I didn't see that particular halo around the Moon, but I've noticed some similar "22-degree" halos around the Sun recently.
If you've ever been interested in these sky-halo phenomena, I highly recommend the website linked below. It goes into amazing, wonderful detail about all of these types of phenomena and how they form. There's even a section on the sky haloes that might be visible in the atmospheres of other planetary bodies. The author also wrote a program (I think it's called "HaloSim") for simulating these phenomena in great detail.

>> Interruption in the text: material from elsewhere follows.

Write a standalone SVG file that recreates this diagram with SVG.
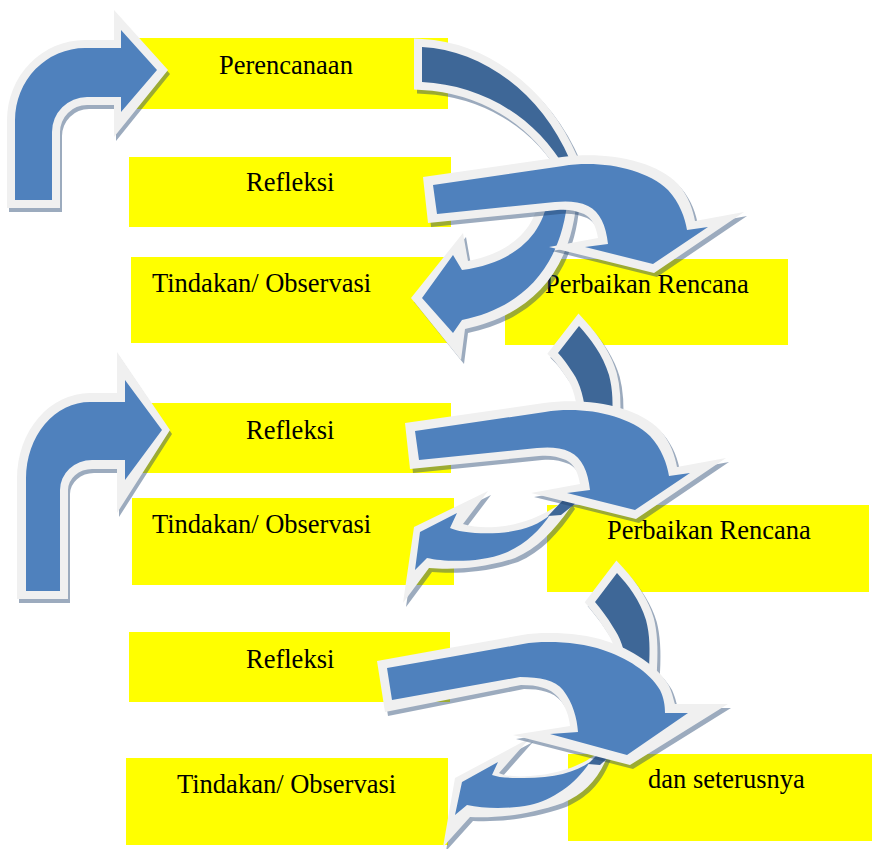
<svg xmlns="http://www.w3.org/2000/svg" xmlns:xlink="http://www.w3.org/1999/xlink" width="881" height="849" viewBox="0 0 881 849">
<style>
.box{fill:#ffff00}
.t{font-family:"Liberation Serif","Times New Roman",serif;font-size:26.5px;fill:#000}
.w{fill:#f0f0f0}
.b{fill:#4f81bd}
.d{fill:#3e6797}
.dk{fill:#3e6797;stroke:#f0f0f0;stroke-width:16;stroke-linejoin:miter;paint-order:stroke}
.sh{opacity:.45}
.sh use{fill:#24456e}
.shd{opacity:.45}
.shd use{fill:#24456e;stroke:#24456e;stroke-width:16;stroke-linejoin:miter}
</style>
<defs>
<path id="a1w" d="M7,208 L7,120 A78,80 0 0 1 85,40 L114,40 L114,10 L168,70 L114,137 L114,105 L87,105 A27,27 0 0 0 60,132 L60,208 Z"/>
<path id="a1b" d="M15,200 L15,120 A70,72 0 0 1 85,48 L121,48 L121,30 L157,70 L121,112 L121,97 L87,97 A35,35 0 0 0 52,132 L52,200 Z"/>
<path id="a5w" d="M17,599 L17,478 A73,85 0 0 1 90,393 L117,393 L117,352 L170,430 L117,513 L117,469 L92,469 A24,21 0 0 0 68,490 L68,599 Z"/>
<path id="a5b" d="M26,591 L26,478 A64,76 0 0 1 90,402 L125,402 L125,380 L162,430 L125,480 L125,460 L92,460 A32,30 0 0 0 60,490 L60,591 Z"/>
<path id="l1w" d="M423,177 L562,157 C605,151 655,160 678,184 C689,197 693,210 695,221 L744,212 L654,273 L549,247 L598,238 C596,226 592,218 584,214 C575,210 566,209 557,210 L428,223 Z"/>
<path id="l1b" d="M433,185 L563,166 C600,160 645,168 668,190 C680,203 685,218 687,230 L708,227 L653,264 L585,247 L608,244 C606,225 600,212 588,206 C578,201 566,201 555,202 L437,214 Z"/>
<path id="l5w" d="M377,661 L449,648 L522,635 C546,631 583,633 606,641 C631,649 658,666 669,686 C673,695 674,702 675,704 L728,704 L630,765 L513,735 L570,726 C569,716 566,707 558,697 C550,688 538,685 521,685 L385,712 Z"/>
<path id="l5b" d="M387,668 L450,657 L523,644 C545,640 580,642 603,650 C625,657 650,672 660,690 C664,698 665,706 665,713 L688,713 L627,755 L550,734 L578,732 C577,718 573,703 563,690 C555,680 540,677 520,677 L392,700 Z"/>
<path id="l2w" d="M539,195 C537,225 515,252 468,261 L463,233 L411,298 L461,360 L465,329 C527,316 572,276 577,195 Z"/>
<path id="l2b" d="M548,195 C545,230 520,262 462,270 L453,255 L422,298 L453,333 L462,320 C520,308 562,270 568,195 Z"/>
<path id="l4w" d="M568,498 C550,512 530,522 505,526 C490,528 475,528 463,524 L488,491 L414,527 L403,603 L429,568 C450,570 482,569 515,558 C538,548 555,530 572,505 Z"/>
<path id="l4b" d="M550,515 C535,528 510,535 475,533 C462,532 455,530 450,528 L457,513 L420,532 L415,570 L427,558 C445,562 480,563 505,553 C525,545 540,530 550,515 Z"/>
<path id="l6w" d="M604,748 C585,765 560,774 530,776 C515,777 505,776 499,773 L530,738 L455,778 L443,847 L470,817 C495,818 525,816 563,803 C585,793 598,780 608,755 Z"/>
<path id="l6b" d="M590,762 C575,773 550,779 517,778 C505,778 498,777 492,775 L498,762 L462,782 L455,815 L467,805 C485,809 510,809 530,805 C552,800 575,785 590,762 Z"/>
<path id="d1" d="M422,47 C480,50 540,90 570,160 L571,172 L566,170 C535,115 480,85 422,82 Z"/>
<path id="d2" d="M579,326 C590,338 603,355 609,375 C613,390 613,405 612,420 L586,420 C585,400 580,383 573,373 C567,364 563,358 558,353 Z"/>
<path id="d3" d="M617,573 C628,585 640,600 646,620 C650,635 650,650 649,668 L627,668 C625,650 620,637 613,627 C607,617 601,609 595,602 Z"/>
</defs>

<g id="nodes">
<g id="n-perencanaan"><rect class="box" x="129" y="38" width="319" height="71"/><text class="t" x="219" y="74">Perencanaan</text></g>
<g id="n-refleksi-1"><rect class="box" x="129" y="157" width="322" height="70"/><text class="t" x="246" y="191">Refleksi</text></g>
<g id="n-tindakan-1"><rect class="box" x="131" y="257" width="322" height="86"/><text class="t" x="152" y="292">Tindakan/ Observasi</text></g>
<g id="n-perbaikan-1"><rect class="box" x="505" y="259" width="283" height="86"/><text class="t" x="545" y="293">Perbaikan Rencana</text></g>
<g id="n-refleksi-2"><rect class="box" x="129" y="403" width="322" height="70"/><text class="t" x="246" y="439">Refleksi</text></g>
<g id="n-tindakan-2"><rect class="box" x="132" y="498" width="322" height="87"/><text class="t" x="152" y="533">Tindakan/ Observasi</text></g>
<g id="n-perbaikan-2"><rect class="box" x="547" y="505" width="322" height="87"/><text class="t" x="607" y="539">Perbaikan Rencana</text></g>
<g id="n-refleksi-3"><rect class="box" x="129" y="632" width="321" height="70"/><text class="t" x="246" y="668">Refleksi</text></g>
<g id="n-tindakan-3"><rect class="box" x="126" y="758" width="322" height="87"/><text class="t" x="177" y="793">Tindakan/ Observasi</text></g>
<g id="n-dan-seterusnya"><rect class="box" x="568" y="754" width="304" height="87"/><text class="t" x="648" y="788">dan seterusnya</text></g>
</g>

<g id="connectors">
<g id="bent-arrow-1">
<g class="sh" transform="translate(2,4)"><use xlink:href="#a1w" href="#a1w"/></g>
<use class="w" xlink:href="#a1w" href="#a1w"/><use class="b" xlink:href="#a1b" href="#a1b"/>
</g>
<g id="bent-arrow-2">
<g class="sh" transform="translate(2,4)"><use xlink:href="#a5w" href="#a5w"/></g>
<use class="w" xlink:href="#a5w" href="#a5w"/><use class="b" xlink:href="#a5b" href="#a5b"/>
</g>

<g id="curve-left-1">
<g class="shd" transform="translate(3,4)"><use xlink:href="#d1" href="#d1"/></g>
<use class="dk" xlink:href="#d1" href="#d1"/>
<g class="sh" transform="translate(3,4)"><use xlink:href="#l2w" href="#l2w"/></g>
<use class="w" xlink:href="#l2w" href="#l2w"/><use class="b" xlink:href="#l2b" href="#l2b"/>
</g>
<g id="curve-down-1">
<g class="sh" transform="translate(3,4)"><use xlink:href="#l1w" href="#l1w"/></g>
<use class="w" xlink:href="#l1w" href="#l1w"/><use class="b" xlink:href="#l1b" href="#l1b"/>
</g>

<g id="curve-left-2">
<g class="shd" transform="translate(3,4)"><use xlink:href="#d2" href="#d2"/></g>
<use class="dk" xlink:href="#d2" href="#d2"/>
<g class="sh" transform="translate(3,4)"><use xlink:href="#l4w" href="#l4w"/></g>
<use class="w" xlink:href="#l4w" href="#l4w"/>
<path class="d" d="M548,516 L563,500 L576,503 L561,515 Z"/>
<use class="b" xlink:href="#l4b" href="#l4b"/>
</g>
<g id="curve-down-2" transform="translate(-18,246)">
<g class="sh" transform="translate(3,4)"><use xlink:href="#l1w" href="#l1w"/></g>
<use class="w" xlink:href="#l1w" href="#l1w"/><use class="b" xlink:href="#l1b" href="#l1b"/>
</g>

<g id="curve-left-3">
<g class="shd" transform="translate(3,4)"><use xlink:href="#d3" href="#d3"/></g>
<use class="dk" xlink:href="#d3" href="#d3"/>
<g class="sh" transform="translate(3,4)"><use xlink:href="#l6w" href="#l6w"/></g>
<use class="w" xlink:href="#l6w" href="#l6w"/>
<path class="d" d="M588,764 L602,750 L612,754 L600,765 Z"/>
<use class="b" xlink:href="#l6b" href="#l6b"/>
</g>
<g id="curve-down-3">
<g class="sh" transform="translate(3,4)"><use xlink:href="#l5w" href="#l5w"/></g>
<use class="w" xlink:href="#l5w" href="#l5w"/><use class="b" xlink:href="#l5b" href="#l5b"/>
</g>
</g>
</svg>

That site is a more precious resource than you might realize! I don't know if the author is still living; I think either they are not, or they stopped updating it some time ago, and their hosting service might have lapsed. At any rate, during the last few years the domain was taken over by someone who replaced the text with AI-generated text of far lower quality, which was much less informative. The site I linked above, with the beautiful diagrams and detailed explanations, was unavailable on the web for a while. It was a real shame.
I have no idea if there's any software that could save a whole site, with all its links and images, to your computer. But if you like the site, and didn't plan to do anything nefarious with your saved copy - in other words, if you really were just going to look at it yourself if the site ever goes away again - then you might consider trying to save it. If such a thing is even possible. That's my way of saying "The site is that good".
I don't see halo phenomena all that often, even though I look up at the daytime sky a lot. But I still really appreciate that site, and I hope to see the (many!) phenomena described in it someday.